**EXERCISE INSTRUCTIONS**
Copy all lines below exactly as written. Leave pictures out.

**DATA SECTION**
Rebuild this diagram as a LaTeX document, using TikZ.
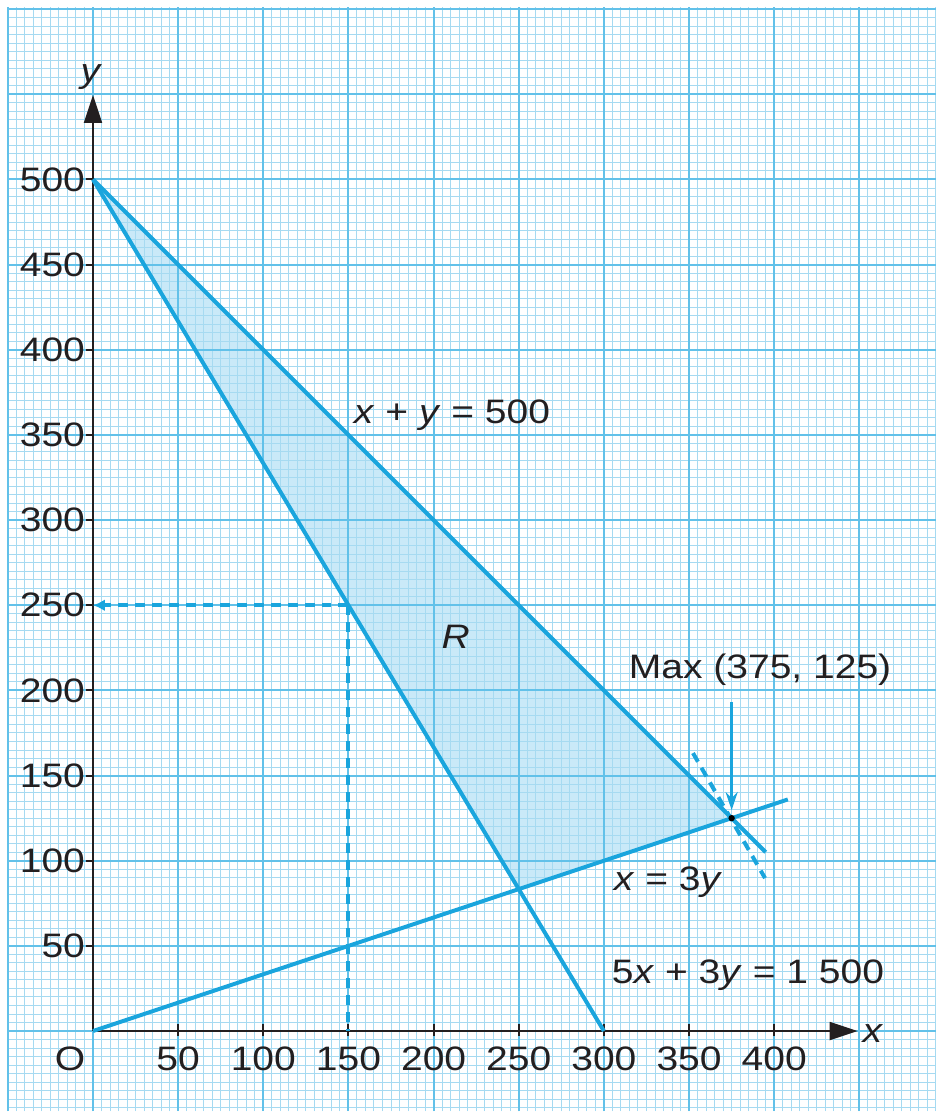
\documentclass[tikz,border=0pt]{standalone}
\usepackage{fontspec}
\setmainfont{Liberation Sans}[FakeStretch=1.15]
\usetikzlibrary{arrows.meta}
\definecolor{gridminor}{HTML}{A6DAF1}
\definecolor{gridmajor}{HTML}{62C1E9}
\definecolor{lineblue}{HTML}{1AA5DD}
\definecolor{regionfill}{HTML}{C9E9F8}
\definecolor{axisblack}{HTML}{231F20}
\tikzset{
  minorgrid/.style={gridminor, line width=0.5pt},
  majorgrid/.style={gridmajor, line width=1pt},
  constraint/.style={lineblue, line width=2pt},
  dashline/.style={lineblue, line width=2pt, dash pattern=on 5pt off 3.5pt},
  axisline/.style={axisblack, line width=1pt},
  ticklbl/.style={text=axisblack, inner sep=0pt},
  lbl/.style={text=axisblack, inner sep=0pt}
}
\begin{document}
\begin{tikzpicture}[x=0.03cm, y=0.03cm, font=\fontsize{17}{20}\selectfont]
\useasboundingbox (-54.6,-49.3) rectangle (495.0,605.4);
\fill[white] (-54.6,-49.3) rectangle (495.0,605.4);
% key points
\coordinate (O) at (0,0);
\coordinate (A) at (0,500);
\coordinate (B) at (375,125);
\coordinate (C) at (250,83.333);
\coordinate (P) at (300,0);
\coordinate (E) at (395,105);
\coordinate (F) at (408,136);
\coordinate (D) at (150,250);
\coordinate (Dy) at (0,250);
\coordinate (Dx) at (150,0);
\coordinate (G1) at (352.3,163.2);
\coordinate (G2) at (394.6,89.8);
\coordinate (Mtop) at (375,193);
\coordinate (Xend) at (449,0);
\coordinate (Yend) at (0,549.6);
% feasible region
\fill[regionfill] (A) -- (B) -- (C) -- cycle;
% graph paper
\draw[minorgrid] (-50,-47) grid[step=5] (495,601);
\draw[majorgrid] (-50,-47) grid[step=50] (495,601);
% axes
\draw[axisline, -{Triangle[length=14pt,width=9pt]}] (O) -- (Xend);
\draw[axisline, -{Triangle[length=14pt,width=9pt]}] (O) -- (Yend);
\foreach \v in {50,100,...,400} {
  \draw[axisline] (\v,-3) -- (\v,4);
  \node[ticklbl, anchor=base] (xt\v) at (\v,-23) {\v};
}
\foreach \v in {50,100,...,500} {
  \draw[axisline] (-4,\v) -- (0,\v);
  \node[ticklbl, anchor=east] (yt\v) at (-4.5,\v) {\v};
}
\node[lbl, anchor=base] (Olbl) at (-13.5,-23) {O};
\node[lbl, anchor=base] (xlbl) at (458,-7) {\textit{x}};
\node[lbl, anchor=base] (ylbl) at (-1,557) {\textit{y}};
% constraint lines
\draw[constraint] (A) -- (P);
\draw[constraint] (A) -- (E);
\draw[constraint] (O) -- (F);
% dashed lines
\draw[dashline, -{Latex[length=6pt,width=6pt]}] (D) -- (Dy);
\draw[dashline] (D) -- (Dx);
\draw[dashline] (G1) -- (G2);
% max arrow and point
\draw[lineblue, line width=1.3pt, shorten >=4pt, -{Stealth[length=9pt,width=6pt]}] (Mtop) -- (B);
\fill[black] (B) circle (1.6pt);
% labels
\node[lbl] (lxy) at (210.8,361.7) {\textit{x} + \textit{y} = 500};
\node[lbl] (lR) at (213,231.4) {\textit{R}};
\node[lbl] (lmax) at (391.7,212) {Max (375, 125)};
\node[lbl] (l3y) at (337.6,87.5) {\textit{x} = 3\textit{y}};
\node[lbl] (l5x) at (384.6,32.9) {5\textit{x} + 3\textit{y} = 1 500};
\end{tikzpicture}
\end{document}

**WRITTEN ANSWER**
Rebuild this diagram as a LaTeX document, using TikZ.
\documentclass[tikz,border=0pt]{standalone}
\usepackage{fontspec}
\setmainfont{Liberation Sans}[FakeStretch=1.15]
\usetikzlibrary{arrows.meta}
\definecolor{gridminor}{HTML}{A6DAF1}
\definecolor{gridmajor}{HTML}{62C1E9}
\definecolor{lineblue}{HTML}{1AA5DD}
\definecolor{regionfill}{HTML}{C9E9F8}
\definecolor{axisblack}{HTML}{231F20}
\tikzset{
  minorgrid/.style={gridminor, line width=0.5pt},
  majorgrid/.style={gridmajor, line width=1pt},
  constraint/.style={lineblue, line width=2pt},
  dashline/.style={lineblue, line width=2pt, dash pattern=on 5pt off 3.5pt},
  axisline/.style={axisblack, line width=1pt},
  ticklbl/.style={text=axisblack, inner sep=0pt},
  lbl/.style={text=axisblack, inner sep=0pt}
}
\begin{document}
\begin{tikzpicture}[x=0.03cm, y=0.03cm, font=\fontsize{17}{20}\selectfont]
\useasboundingbox (-54.6,-49.3) rectangle (495.0,605.4);
\fill[white] (-54.6,-49.3) rectangle (495.0,605.4);
% key points
\coordinate (O) at (0,0);
\coordinate (A) at (0,500);
\coordinate (B) at (375,125);
\coordinate (C) at (250,83.333);
\coordinate (P) at (300,0);
\coordinate (E) at (395,105);
\coordinate (F) at (408,136);
\coordinate (D) at (150,250);
\coordinate (Dy) at (0,250);
\coordinate (Dx) at (150,0);
\coordinate (G1) at (352.3,163.2);
\coordinate (G2) at (394.6,89.8);
\coordinate (Mtop) at (375,193);
\coordinate (Xend) at (449,0);
\coordinate (Yend) at (0,549.6);
% feasible region
\fill[regionfill] (A) -- (B) -- (C) -- cycle;
% graph paper
\draw[minorgrid] (-50,-47) grid[step=5] (495,601);
\draw[majorgrid] (-50,-47) grid[step=50] (495,601);
% axes
\draw[axisline, -{Triangle[length=14pt,width=9pt]}] (O) -- (Xend);
\draw[axisline, -{Triangle[length=14pt,width=9pt]}] (O) -- (Yend);
\foreach \v in {50,100,...,400} {
  \draw[axisline] (\v,-3) -- (\v,4);
  \node[ticklbl, anchor=base] (xt\v) at (\v,-23) {\v};
}
\foreach \v in {50,100,...,500} {
  \draw[axisline] (-4,\v) -- (0,\v);
  \node[ticklbl, anchor=east] (yt\v) at (-4.5,\v) {\v};
}
\node[lbl, anchor=base] (Olbl) at (-13.5,-23) {O};
\node[lbl, anchor=base] (xlbl) at (458,-7) {\textit{x}};
\node[lbl, anchor=base] (ylbl) at (-1,557) {\textit{y}};
% constraint lines
\draw[constraint] (A) -- (P);
\draw[constraint] (A) -- (E);
\draw[constraint] (O) -- (F);
% dashed lines
\draw[dashline, -{Latex[length=6pt,width=6pt]}] (D) -- (Dy);
\draw[dashline] (D) -- (Dx);
\draw[dashline] (G1) -- (G2);
% max arrow and point
\draw[lineblue, line width=1.3pt, shorten >=4pt, -{Stealth[length=9pt,width=6pt]}] (Mtop) -- (B);
\fill[black] (B) circle (1.6pt);
% labels
\node[lbl] (lxy) at (210.8,361.7) {\textit{x} + \textit{y} = 500};
\node[lbl] (lR) at (213,231.4) {\textit{R}};
\node[lbl] (lmax) at (391.7,212) {Max (375, 125)};
\node[lbl] (l3y) at (337.6,87.5) {\textit{x} = 3\textit{y}};
\node[lbl] (l5x) at (384.6,32.9) {5\textit{x} + 3\textit{y} = 1 500};
\end{tikzpicture}
\end{document}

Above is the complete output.